Q: What are the Bell and Drum Towers in Beijing?
A: The Bell and Drum Towers in Beijing are historic buildings that served as the city’s timekeeping centers in ancient times.
They are significant cultural landmarks where traditional Chinese architectural styles meet the modern cityscape.
Q: How old are the Bell and Drum Towers?
A: The Bell Tower was rebuilt in 1745 during the Qing Dynasty, although it dates back to the 13th century.
The Drum Tower, slightly older, was constructed in 1272 and underwent several reconstructions, the last major one in the 15th century during the Ming Dynasty.
Q: Can visitors climb the Bell and Drum Towers?
A: Yes, visitors can climb both the Bell and Drum Towers to enjoy panoramic views of Beijing.

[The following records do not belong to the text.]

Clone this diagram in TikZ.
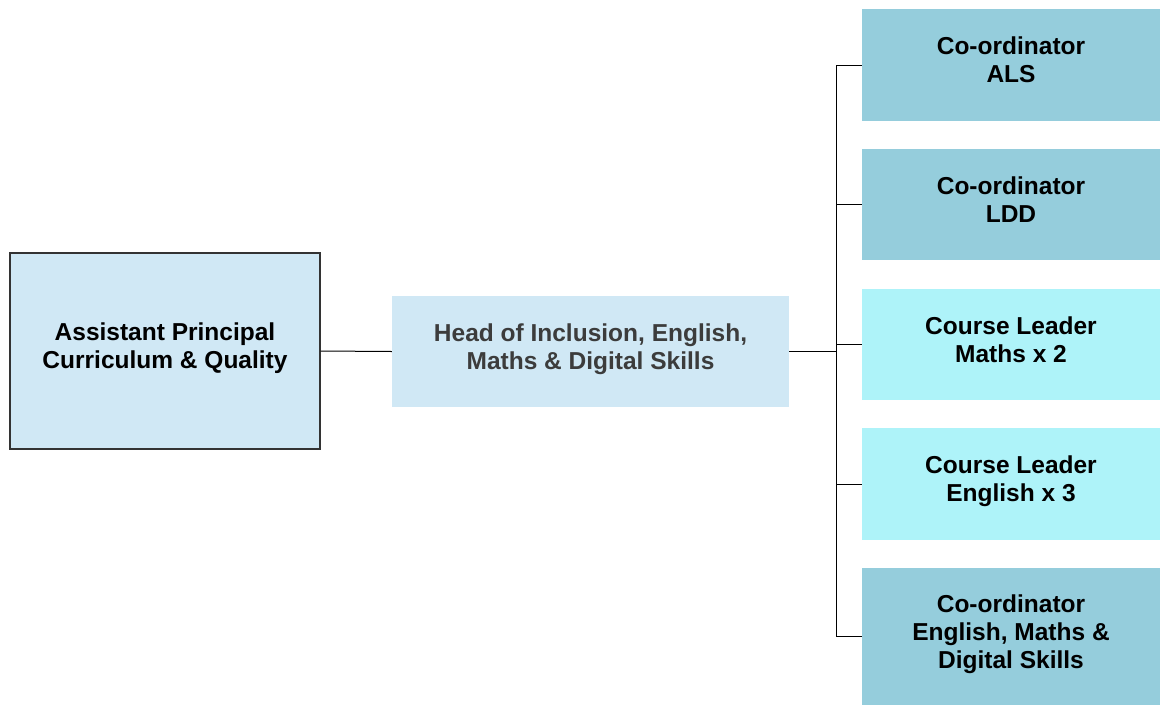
\documentclass[tikz,border=0pt]{standalone}
\usepackage{fontspec}
\setmainfont{Liberation Sans}
\definecolor{lightbox}{HTML}{D0E8F5}
\definecolor{darkbox}{HTML}{95CDDC}
\definecolor{cyanbox}{HTML}{AEF3F9}
\definecolor{headtext}{HTML}{3C3C3C}
\definecolor{bordergray}{HTML}{333333}
\newcommand{\dstrut}{\rule[-10pt]{0pt}{10pt}}
\begin{document}
\begin{tikzpicture}[x=1pt,y=-1pt,
  box/.style={rectangle, inner sep=0pt, align=center,
    font=\bfseries\fontsize{24.5}{28}\selectfont},
  apbox/.style={box, fill=lightbox, draw=bordergray, line width=1.2pt,
    minimum width=310pt, minimum height=196pt},
  headbox/.style={box, fill=lightbox, text=headtext,
    minimum width=397pt, minimum height=111pt},
  rbox/.style={box, minimum width=298pt},
  dark/.style={rbox, fill=darkbox},
  cyan/.style={rbox, fill=cyanbox},
  conn/.style={draw=black, line width=1pt}]
\useasboundingbox (0,0) rectangle (1160,705);
\fill[white] (0,0) rectangle (1160,705);
\node[apbox] (ap) at (165,351) {Assistant Principal\\Curriculum \& Quality\dstrut};
\node[headbox] (head) at (590.5,351.5) {Head of Inclusion, English,\\Maths \& Digital Skills\dstrut};
\node[dark, minimum height=112pt] (als) at (1011,65) {Co-ordinator\\ALS\dstrut};
\node[dark, minimum height=111pt] (ldd) at (1011,204.5) {Co-ordinator\\LDD\dstrut};
\node[cyan, minimum height=111pt] (maths) at (1011,344.5) {Course Leader\\Maths x 2\dstrut};
\node[cyan, minimum height=112pt] (eng) at (1011,484) {Course Leader\\English x 3\dstrut};
\node[dark, minimum height=137pt] (emds) at (1011,636.5) {Co-ordinator\\English, Maths \&\\Digital Skills\dstrut};
\coordinate (bx) at (836,0);
\draw[conn] (ap.east) -- (head.west);
\draw[conn] (head.east) -- (head.east -| bx);
\draw[conn] (als.west) -- (als.west -| bx) -- (emds.west -| bx) -- (emds.west);
\draw[conn] (ldd.west) -- (ldd.west -| bx);
\draw[conn] (maths.west) -- (maths.west -| bx);
\draw[conn] (eng.west) -- (eng.west -| bx);
\end{tikzpicture}
\end{document}
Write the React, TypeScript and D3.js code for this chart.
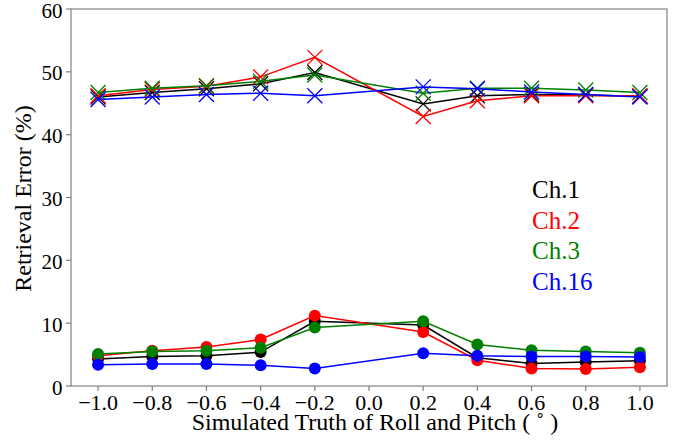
import React from "react";
import * as d3 from "d3";

const xs = [-1.0, -0.8, -0.6, -0.4, -0.2, 0.2, 0.4, 0.6, 0.8, 1.0];
const channels = ["Ch.1", "Ch.2", "Ch.3", "Ch.16"];
const colors = ["#000000", "#ff0000", "#008000", "#0000ff"];

// upper curves (x markers)
const upperCh1 = [46.0, 46.7, 47.3, 48.1, 49.9, 44.9, 46.2, 46.4, 46.3, 46.1];
const upperCh2 = [46.2, 47.2, 47.7, 49.2, 52.3, 42.9, 45.4, 46.2, 46.2, 46.2];
const upperCh3 = [46.7, 47.4, 47.8, 48.5, 49.5, 46.6, 47.4, 47.4, 47.1, 46.7];
const upperCh16 = [45.6, 46.0, 46.4, 46.6, 46.2, 47.6, 47.3, 46.8, 46.4, 46.0];

// lower curves (circle markers)
const lowerCh1 = [4.3, 4.7, 4.8, 5.4, 10.3, 9.7, 4.5, 3.6, 3.8, 4.0];
const lowerCh2 = [4.8, 5.6, 6.2, 7.4, 11.2, 8.6, 4.1, 2.8, 2.7, 3.0];
const lowerCh3 = [5.1, 5.5, 5.6, 6.1, 9.3, 10.3, 6.6, 5.7, 5.5, 5.3];
const lowerCh16 = [3.4, 3.5, 3.5, 3.3, 2.8, 5.2, 4.8, 4.7, 4.7, 4.6];

const upper = [upperCh1, upperCh2, upperCh3, upperCh16];
const lower = [lowerCh1, lowerCh2, lowerCh3, lowerCh16];

const xTicks = [-1.0, -0.8, -0.6, -0.4, -0.2, 0.0, 0.2, 0.4, 0.6, 0.8, 1.0];
const yTicks = [0, 10, 20, 30, 40, 50, 60];

const W = 681;
const H = 445;
const L = 71, R = 667, T = 9, B = 386;
const FONT = "'Liberation Serif', 'Times New Roman', serif";
const AXIS = "#808080";

export default function App() {
  const x = d3.scaleLinear().domain([-1.1, 1.1]).range([L, R]);
  const y = d3.scaleLinear().domain([0, 60]).range([B, T]);
  const line = d3
    .line<number>()
    .x((_, i) => x(xs[i]))
    .y((d) => y(d));
  const fmt = (v: number) => (v < 0 ? "\u2212" + Math.abs(v).toFixed(1) : v.toFixed(1));
  const s = 7.5;

  return (
    <svg
      width={W}
      height={H}
      style={{ position: "absolute", left: 0, top: 0, background: "#fff" }}
      fontFamily={FONT}
    >
      <rect x={0} y={0} width={W} height={H} fill="#fff" />
      {channels.map((c, ci) => (
        <g key={"u" + c}>
          <path d={line(upper[ci]) || ""} fill="none" stroke={colors[ci]} strokeWidth={1.5} />
          {upper[ci].map((v, i) => (
            <path
              key={i}
              d={`M${x(xs[i]) - s},${y(v) - s}L${x(xs[i]) + s},${y(v) + s}M${x(xs[i]) - s},${y(v) + s}L${x(xs[i]) + s},${y(v) - s}`}
              stroke={colors[ci]}
              strokeWidth={1.3}
              fill="none"
            />
          ))}
        </g>
      ))}
      {channels.map((c, ci) => (
        <g key={"l" + c}>
          <path d={line(lower[ci]) || ""} fill="none" stroke={colors[ci]} strokeWidth={1.5} />
          {lower[ci].map((v, i) => (
            <circle key={i} cx={x(xs[i])} cy={y(v)} r={6} fill={colors[ci]} />
          ))}
        </g>
      ))}
      <rect x={L} y={T} width={R - L} height={B - T} fill="none" stroke={AXIS} strokeWidth={1.2} />
      {xTicks.map((t) => (
        <g key={"xt" + t}>
          <line x1={x(t)} x2={x(t)} y1={B} y2={B + 5} stroke={AXIS} strokeWidth={1.2} />
          <text x={x(t)} y={B + 23.5} textAnchor="middle" fontSize={22} fill="#000">
            {fmt(t)}
          </text>
        </g>
      ))}
      {yTicks.map((t) => (
        <g key={"yt" + t}>
          <line x1={L - 5} x2={L} y1={y(t)} y2={y(t)} stroke={AXIS} strokeWidth={1.2} />
          <text x={L - 8.5} y={y(t) + 8.5} textAnchor="end" fontSize={21} fill="#000">
            {t}
          </text>
        </g>
      ))}
      <text x={(L + R) / 2 + 6} y={430} textAnchor="middle" fontSize={24} fill="#000">
        Simulated Truth of Roll and Pitch ( ˚ )
      </text>
      <text
        transform={`translate(31,${(T + B) / 2 + 1}) rotate(-90)`}
        textAnchor="middle"
        fontSize={24}
        fill="#000"
      >
        Retrieval Error (%)
      </text>
      {channels.map((c, ci) => (
        <text key={"lg" + c} x={532} y={198 + ci * 30.7} fontSize={25} fill={colors[ci]}>
          {c}
        </text>
      ))}
    </svg>
  );
}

Be prepared for steep stairs, especially in the Bell Tower, which leads to a magnificent view and close-up look at the ancient bell.
Q: Are there any performances at the Bell and Drum Towers?
A: Yes, traditional drumming performances are held at the Drum Tower, offering visitors a glimpse into the historical function of the towers and a taste of traditional Chinese culture.
The schedule can vary, so it’s best to check in advance.
Q: What is the significance of the Bell and Drum Towers in modern Beijing?
A: Today, the Bell and Drum Towers stand as symbols of Beijing’s rich history and cultural heritage amidst the modern urban landscape.
They are popular tourist attractions that provide insight into ancient Chinese timekeeping methods and serve as a reminder of the city’s transformation over centuries.